On Leopard, Python is up to date, but libxml/libxslt seems a bit
behind for lxml 2.0.x (no schematron support being the obvious
problem). I went back to the 1.3.6 source tarball (which is what I'm
using everywhere anyway), and "python setup.py install" worked like a
charm. (So it looks the easyinstall dependency is gone).
Of course, the real issue here is that, while Python may come with
"batteries included" you only get the common sizes like A, C and D. If
you need a B cell, you're on your own. In XML land, validation is one
such case. Me, I'd like complete xpath support, and xslt as well. But
this happens with other subsystems, like doing client-side SSL support,
but not server-side (at least, not as of 2.4; I haven't checked 2.5).

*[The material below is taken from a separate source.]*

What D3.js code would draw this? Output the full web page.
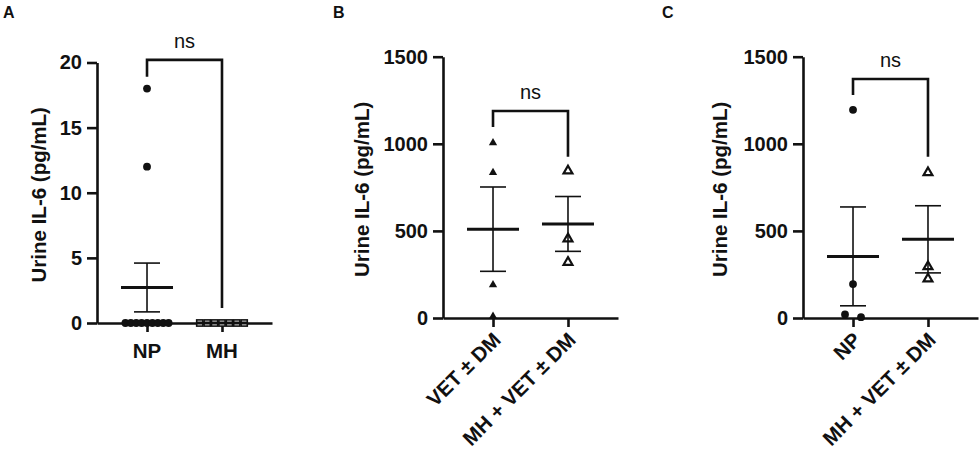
<!DOCTYPE html>
<html>
<head>
<meta charset="utf-8">
<script src="https://cdn.jsdelivr.net/npm/d3@7"></script>
<style>
  body { margin: 0; background: #fff; }
  text { font-family: "Liberation Sans", Arial, sans-serif; fill: #111; }
</style>
</head>
<body>
<svg id="chart" width="980" height="451"></svg>
<script>
// data
const catsA = ["NP", "MH"]
const npA = [18, 12, 0, 0, 0, 0, 0, 0, 0, 0, 0]
const mhA = [0, 0, 0, 0, 0, 0, 0]
const ticksA = [0, 5, 10, 15, 20]

const catsB = ["VET ± DM", "MH + VET ± DM"]
const vetB = [1005, 835, 190, 10]
const mhB = [845, 455, 320]
const ticksB = [0, 500, 1000, 1500]

const catsC = ["NP", "MH + VET ± DM"]
const npC = [1195, 195, 5, 20]
const mhC = [835, 295, 225]
const ticksC = [0, 500, 1000, 1500]

const ink = "#111"
const svg = d3.select("#chart")

function meanSem(v) {
    const m = d3.mean(v)
    const sem = d3.deviation(v) / Math.sqrt(v.length)
    return [m, isNaN(sem) ? 0 : sem]
}

// spread points that sit on (nearly) the same height
function spread(values, y, gap, spacing) {
    let sorted = values.map((v, i) => ({ v: v, py: y(v) })).sort((a, b) => a.py - b.py)
    let groups = [], cur = []
    sorted.forEach(p => {
        if (cur.length && p.py - cur[0].py > gap) { groups.push(cur); cur = [] }
        cur.push(p)
    })
    if (cur.length) groups.push(cur)
    groups.forEach(gr => {
        gr.forEach((p, i) => { p.dx = (i - (gr.length - 1) / 2) * spacing })
    })
    return sorted
}

function drawPanel(opt) {
    const g = svg.append("g")
    const y = d3.scaleLinear().domain([0, opt.max]).range([opt.y0, opt.y1])
    const x = d3.scalePoint().domain(opt.cats).range([opt.x0, opt.x0 + 175]).padding(0.667)

    // panel letter
    g.append("text").attr("x", opt.letterX).attr("y", 18)
        .style("font-size", "16px").style("font-weight", "bold").text(opt.letter)

    // y axis
    const ya = g.append("g").attr("transform", `translate(${opt.x0},0)`)
        .call(d3.axisLeft(y).tickValues(opt.ticks).tickFormat(d3.format("d"))
            .tickSize(10).tickSizeOuter(0).tickPadding(5))
    ya.select(".domain").attr("stroke", ink).attr("stroke-width", 2.6)
    ya.selectAll(".tick line").attr("stroke", ink).attr("stroke-width", 2.6)
    ya.selectAll(".tick text").style("font-size", "20px").style("font-weight", "bold")
        .style("font-family", "Liberation Sans, Arial, sans-serif").attr("fill", ink)

    g.append("text")
        .attr("transform", `translate(${opt.labelX},${(opt.y0 + opt.y1) / 2 + 2}) rotate(-90)`)
        .attr("text-anchor", "middle")
        .style("font-size", "20.5px").style("font-weight", "bold")
        .text("Urine IL-6 (pg/mL)")

    // x axis
    const xa = g.append("g").attr("transform", `translate(0,${opt.y0})`)
        .call(d3.axisBottom(x).tickSize(9).tickSizeOuter(0).tickFormat(""))
    xa.select(".domain").attr("stroke", ink).attr("stroke-width", 2.6)
    xa.selectAll(".tick line").attr("stroke", ink).attr("stroke-width", 2.6)

    opt.cats.forEach(c => {
        if (opt.rotate) {
            g.append("text")
                .attr("transform", `translate(${x(c) + 4},${opt.y0 + 18}) rotate(-45)`)
                .attr("text-anchor", "end").attr("dy", "0.35em")
                .style("font-size", "20.5px").style("font-weight", "bold").text(c)
        } else {
            g.append("text").attr("x", x(c)).attr("y", opt.y0 + 35)
                .attr("text-anchor", "middle")
                .style("font-size", "20.5px").style("font-weight", "bold").text(c)
        }
    })

    // points + mean/sem
    opt.series.forEach((s, i) => {
        const cx = x(opt.cats[i])
        const pts = spread(s.values, y, opt.gap, opt.spacing[i])
        const [m, sem] = meanSem(s.values)

        pts.forEach(p => {
            const px = cx + p.dx
            if (s.shape === "circle") {
                g.append("circle").attr("cx", px).attr("cy", p.py).attr("r", 3.9).attr("fill", ink)
            } else if (s.shape === "square") {
                g.append("rect").attr("x", px - 3.1).attr("y", p.py - 3.1)
                    .attr("width", 6.2).attr("height", 6.2)
                    .attr("fill", "#fff").attr("stroke", ink).attr("stroke-width", 1.6)
            } else if (s.shape === "tri") {
                g.append("path").attr("d", d3.symbol(d3.symbolTriangle, 30)())
                    .attr("transform", `translate(${px},${p.py})`).attr("fill", ink)
            } else {
                g.append("path").attr("d", d3.symbol(d3.symbolTriangle, 34)())
                    .attr("transform", `translate(${px},${p.py})`)
                    .attr("fill", "#fff").attr("stroke", ink).attr("stroke-width", 2.2)
            }
        })

        g.append("line").attr("x1", cx).attr("x2", cx)
            .attr("y1", y(m + sem)).attr("y2", y(Math.max(0, m - sem)))
            .attr("stroke", ink).attr("stroke-width", 1.6)
        ;[m + sem, m - sem].forEach(v => {
            g.append("line").attr("x1", cx - 13).attr("x2", cx + 13)
                .attr("y1", y(v)).attr("y2", y(v))
                .attr("stroke", ink).attr("stroke-width", 1.6)
        })
        g.append("line").attr("x1", cx - 26).attr("x2", cx + 26)
            .attr("y1", y(m)).attr("y2", y(m))
            .attr("stroke", ink).attr("stroke-width", 3)
    })

    // significance bracket
    const b = opt.bracket
    const xl = x(opt.cats[0]), xr = x(opt.cats[1])
    g.append("path")
        .attr("d", `M${xl},${y(b.left)}V${y(b.top)}H${xr}V${y(b.right)}`)
        .attr("fill", "none").attr("stroke", ink).attr("stroke-width", 2.6)
    g.append("text").attr("x", (xl + xr) / 2).attr("y", y(b.top) - 12)
        .attr("text-anchor", "middle").style("font-size", "20px").text("ns")
}

drawPanel({
    letter: "A", letterX: 3, cats: catsA, ticks: ticksA, max: 20,
    x0: 97, y0: 323, y1: 62.5, labelX: 46, rotate: false,
    gap: 3, spacing: [5.4, 7.4],
    series: [{ values: npA, shape: "circle" }, { values: mhA, shape: "square" }],
    bracket: { top: 20.2, left: 18.9, right: 1.15 }
})

drawPanel({
    letter: "B", letterX: 333, cats: catsB, ticks: ticksB, max: 1500,
    x0: 443, y0: 318, y1: 56.7, labelX: 369, rotate: true,
    gap: 3, spacing: [8, 8],
    series: [{ values: vetB, shape: "tri" }, { values: mhB, shape: "otri" }],
    bracket: { top: 1188, left: 1096, right: 926 }
})

drawPanel({
    letter: "C", letterX: 662, cats: catsC, ticks: ticksC, max: 1500,
    x0: 803, y0: 318, y1: 56.7, labelX: 727, rotate: true,
    gap: 4, spacing: [16, 8],
    series: [{ values: npC, shape: "circle" }, { values: mhC, shape: "otri" }],
    bracket: { top: 1372, left: 1280, right: 926 }
})
</script>
</body>
</html>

If you just want an xml module in the standard library that's more
complete, I'd vote for the source distribution of lxml, as that's C +
Python and built on top of commonly available libraries. The real
issue would be making current lxml work with the "outdated" versions
of those libraries found in current OS distributions.
In article <20080302230708.260fa4a9@bhuda.mired.org>,
Mike Meyer
lxml is good but not written in python and difficult to install and didn't work on MacOS X. lxml is built on top of libxml2/libxslt, which are bundled with most Unix-like OS's (including Mac OS X), or available in their package systems. Trying to install it from the repository is a PITA, because it uses both the easyinstall and Pyrex (later Cython) packages - which aren't bundled with anything. On the other hand, if it's in the
On Thu, 28 Feb 2008 23:42:49 +0000 (UTC) Medhat Gayed
wrote: package system (I no longer have macports installed anywhere, but believe it was there at one time), that solves all those problems. I believe they've excised the easyinstall source dependencies, though. [...] If you just want an xml module in the standard library that's more complete, I'd vote for the source distribution of lxml, as that's C + Python and built on top of commonly available libraries. The real issue would be making current lxml work with the "outdated" versions of those libraries found in current OS distributions.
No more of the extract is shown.